#### Direction:
Each line of the listing must be transcribed exactly, except for the images, which should be excluded.

#### Source excerpt:
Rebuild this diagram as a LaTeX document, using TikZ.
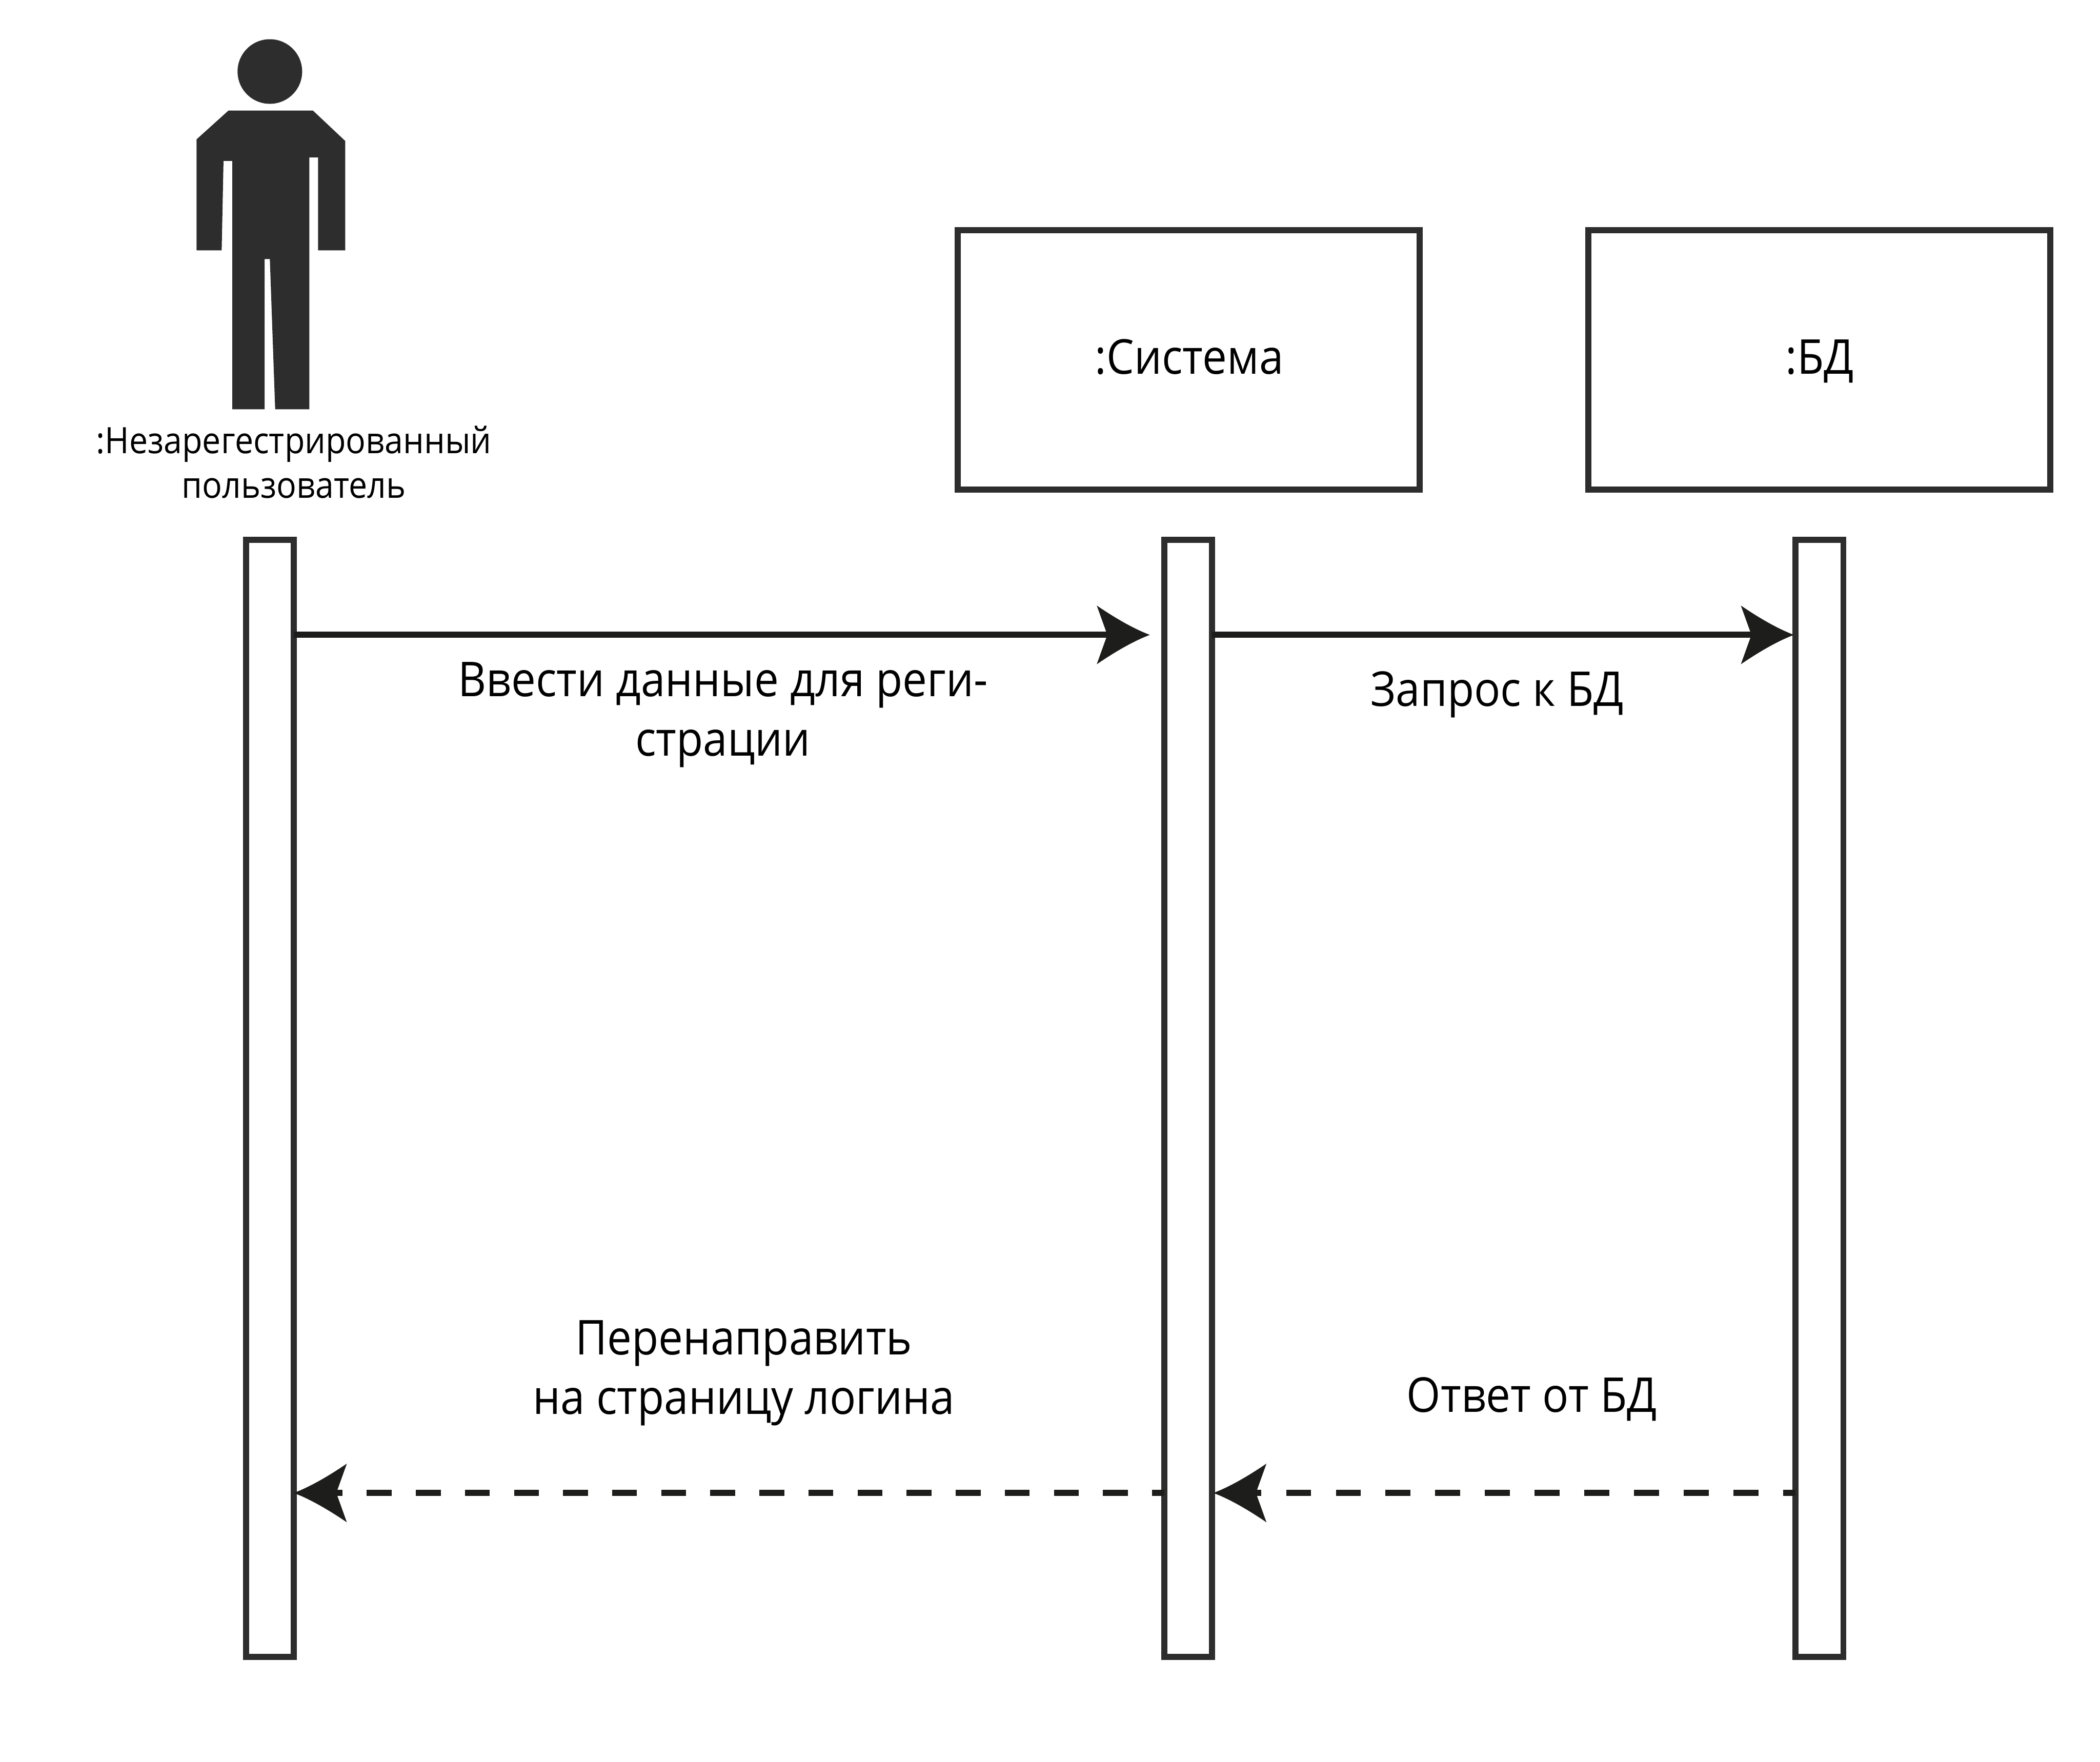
\documentclass[tikz,border=0pt]{standalone}
\usepackage{fontspec}
\setmainfont{Open Sans}[FakeStretch=0.91]
\definecolor{framecol}{HTML}{2D2D2D}
\definecolor{linecol}{HTML}{1D1D1B}
\pgfdeclarearrow{
  name=Swept,
  setup code={
    \pgfarrowssettipend{0pt}
    \pgfarrowssetlineend{-24.3pt}
    \pgfarrowssetbackend{-30.4pt}
    \pgfarrowssetvisualbackend{-24.3pt}
  },
  drawing code={
    \pgfpathmoveto{\pgfqpoint{0pt}{0pt}}
    \pgfpathquadraticcurveto{\pgfqpoint{-12.8pt}{4.84pt}}{\pgfqpoint{-30.36pt}{16.79pt}}
    \pgfpathlineto{\pgfqpoint{-24.33pt}{0pt}}
    \pgfpathlineto{\pgfqpoint{-30.36pt}{-16.79pt}}
    \pgfpathquadraticcurveto{\pgfqpoint{-12.8pt}{-4.84pt}}{\pgfqpoint{0pt}{0pt}}
    \pgfpathclose
    \pgfusepathqfill
  }
}
\tikzset{
  framebox/.style={draw=framecol,fill=white,line width=3.5pt,rectangle,inner sep=0pt,outer sep=0pt,minimum width=9.3cm,minimum height=5.225cm},
  lifebar/.style={draw=framecol,fill=white,line width=3.5pt,rectangle,inner sep=0pt,outer sep=0pt,minimum width=0.96cm,minimum height=22.48cm},
  msg/.style={draw=linecol,line width=3.5pt,-{Swept}},
  reply/.style={msg,dash pattern=on 14.23pt off 14.23pt,dash phase=7.11pt},
  replyleft/.style={msg,dash pattern=on 14.23pt off 13.87pt,dash phase=7.11pt},
  bigtext/.style={inner sep=0pt,anchor=base,align=center,text=black,font=\fontsize{27.5pt}{34.1pt}\selectfont},
  smalltext/.style={inner sep=0pt,anchor=base,align=center,text=black,font=\fontsize{20.8pt}{25.6pt}\selectfont},
}
\begin{document}
\begin{tikzpicture}[x=0.01cm,y=-0.01cm]
\useasboundingbox (0,0) rectangle (4228,3547);
\fill[white] (0,0) rectangle (4228,3547);
% actor
\node[circle,fill=framecol,inner sep=0pt,outer sep=0pt,minimum size=1.30cm] (head) at (543.3,144) {};
\fill[framecol] (460,222.6) -- (630,222.6) -- (695,283.8) -- (695,504) -- (640.3,504) -- (640.3,317) -- (622.7,317) -- (622.7,824) -- (554,824) -- (543.3,521.7) -- (532.7,521.7) -- (532.7,824) -- (467.7,824) -- (467.7,324) -- (450,324) -- (446.3,504) -- (395.7,504) -- (395.7,280.6) -- cycle;
\node[smalltext] (actor) at (591.5,1002.7) {:Незарегестрированный\\пользователь};
% boxes
\node[framebox] (sys) at (2393,724.75) {};
\node[framebox] (db) at (3663,724.75) {};
\node[bigtext] (systext) at (2394.5,752.6) {:Система};
\node[bigtext] (dbtext) at (3663.5,753) {:БД};
% activation bars
\node[lifebar] (barA) at (543.5,2211.5) {};
\node[lifebar] (barB) at (2392.5,2211.5) {};
\node[lifebar] (barC) at (3663.25,2211.5) {};
% levels
\coordinate (rowone) at (0,1278.3);
\coordinate (rowtwo) at (0,3006);
% connectors
\draw[msg,shorten >=8.4pt] (barA.east |- rowone) -- (barB.west |- rowone);
\draw[msg,shorten >=1pt] (barB.east |- rowone) -- (barC.west |- rowone);
\draw[replyleft] (barB.west |- rowtwo) -- (barA.east |- rowtwo);
\draw[reply,shorten >=0.7pt] (barC.west |- rowtwo) -- (barB.east |- rowtwo);
% labels
\node[bigtext] (l1) at (1455.5,1522) {Ввести данные для реги-\\страции};
\node[bigtext] (l2) at (3014,1422) {Запрос к БД};
\node[bigtext] (l3) at (1497.5,2847.7) {Перенаправить\\на страницу логина};
\node[bigtext] (l4) at (3084,2842.7) {Ответ от БД};
\end{tikzpicture}
\end{document}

#### Output:
Rebuild this diagram as a LaTeX document, using TikZ.
\documentclass[tikz,border=0pt]{standalone}
\usepackage{fontspec}
\setmainfont{Open Sans}[FakeStretch=0.91]
\definecolor{framecol}{HTML}{2D2D2D}
\definecolor{linecol}{HTML}{1D1D1B}
\pgfdeclarearrow{
  name=Swept,
  setup code={
    \pgfarrowssettipend{0pt}
    \pgfarrowssetlineend{-24.3pt}
    \pgfarrowssetbackend{-30.4pt}
    \pgfarrowssetvisualbackend{-24.3pt}
  },
  drawing code={
    \pgfpathmoveto{\pgfqpoint{0pt}{0pt}}
    \pgfpathquadraticcurveto{\pgfqpoint{-12.8pt}{4.84pt}}{\pgfqpoint{-30.36pt}{16.79pt}}
    \pgfpathlineto{\pgfqpoint{-24.33pt}{0pt}}
    \pgfpathlineto{\pgfqpoint{-30.36pt}{-16.79pt}}
    \pgfpathquadraticcurveto{\pgfqpoint{-12.8pt}{-4.84pt}}{\pgfqpoint{0pt}{0pt}}
    \pgfpathclose
    \pgfusepathqfill
  }
}
\tikzset{
  framebox/.style={draw=framecol,fill=white,line width=3.5pt,rectangle,inner sep=0pt,outer sep=0pt,minimum width=9.3cm,minimum height=5.225cm},
  lifebar/.style={draw=framecol,fill=white,line width=3.5pt,rectangle,inner sep=0pt,outer sep=0pt,minimum width=0.96cm,minimum height=22.48cm},
  msg/.style={draw=linecol,line width=3.5pt,-{Swept}},
  reply/.style={msg,dash pattern=on 14.23pt off 14.23pt,dash phase=7.11pt},
  replyleft/.style={msg,dash pattern=on 14.23pt off 13.87pt,dash phase=7.11pt},
  bigtext/.style={inner sep=0pt,anchor=base,align=center,text=black,font=\fontsize{27.5pt}{34.1pt}\selectfont},
  smalltext/.style={inner sep=0pt,anchor=base,align=center,text=black,font=\fontsize{20.8pt}{25.6pt}\selectfont},
}
\begin{document}
\begin{tikzpicture}[x=0.01cm,y=-0.01cm]
\useasboundingbox (0,0) rectangle (4228,3547);
\fill[white] (0,0) rectangle (4228,3547);
% actor
\node[circle,fill=framecol,inner sep=0pt,outer sep=0pt,minimum size=1.30cm] (head) at (543.3,144) {};
\fill[framecol] (460,222.6) -- (630,222.6) -- (695,283.8) -- (695,504) -- (640.3,504) -- (640.3,317) -- (622.7,317) -- (622.7,824) -- (554,824) -- (543.3,521.7) -- (532.7,521.7) -- (532.7,824) -- (467.7,824) -- (467.7,324) -- (450,324) -- (446.3,504) -- (395.7,504) -- (395.7,280.6) -- cycle;
\node[smalltext] (actor) at (591.5,1002.7) {:Незарегестрированный\\пользователь};
% boxes
\node[framebox] (sys) at (2393,724.75) {};
\node[framebox] (db) at (3663,724.75) {};
\node[bigtext] (systext) at (2394.5,752.6) {:Система};
\node[bigtext] (dbtext) at (3663.5,753) {:БД};
% activation bars
\node[lifebar] (barA) at (543.5,2211.5) {};
\node[lifebar] (barB) at (2392.5,2211.5) {};
\node[lifebar] (barC) at (3663.25,2211.5) {};
% levels
\coordinate (rowone) at (0,1278.3);
\coordinate (rowtwo) at (0,3006);
% connectors
\draw[msg,shorten >=8.4pt] (barA.east |- rowone) -- (barB.west |- rowone);
\draw[msg,shorten >=1pt] (barB.east |- rowone) -- (barC.west |- rowone);
\draw[replyleft] (barB.west |- rowtwo) -- (barA.east |- rowtwo);
\draw[reply,shorten >=0.7pt] (barC.west |- rowtwo) -- (barB.east |- rowtwo);
% labels
\node[bigtext] (l1) at (1455.5,1522) {Ввести данные для реги-\\страции};
\node[bigtext] (l2) at (3014,1422) {Запрос к БД};
\node[bigtext] (l3) at (1497.5,2847.7) {Перенаправить\\на страницу логина};
\node[bigtext] (l4) at (3084,2842.7) {Ответ от БД};
\end{tikzpicture}
\end{document}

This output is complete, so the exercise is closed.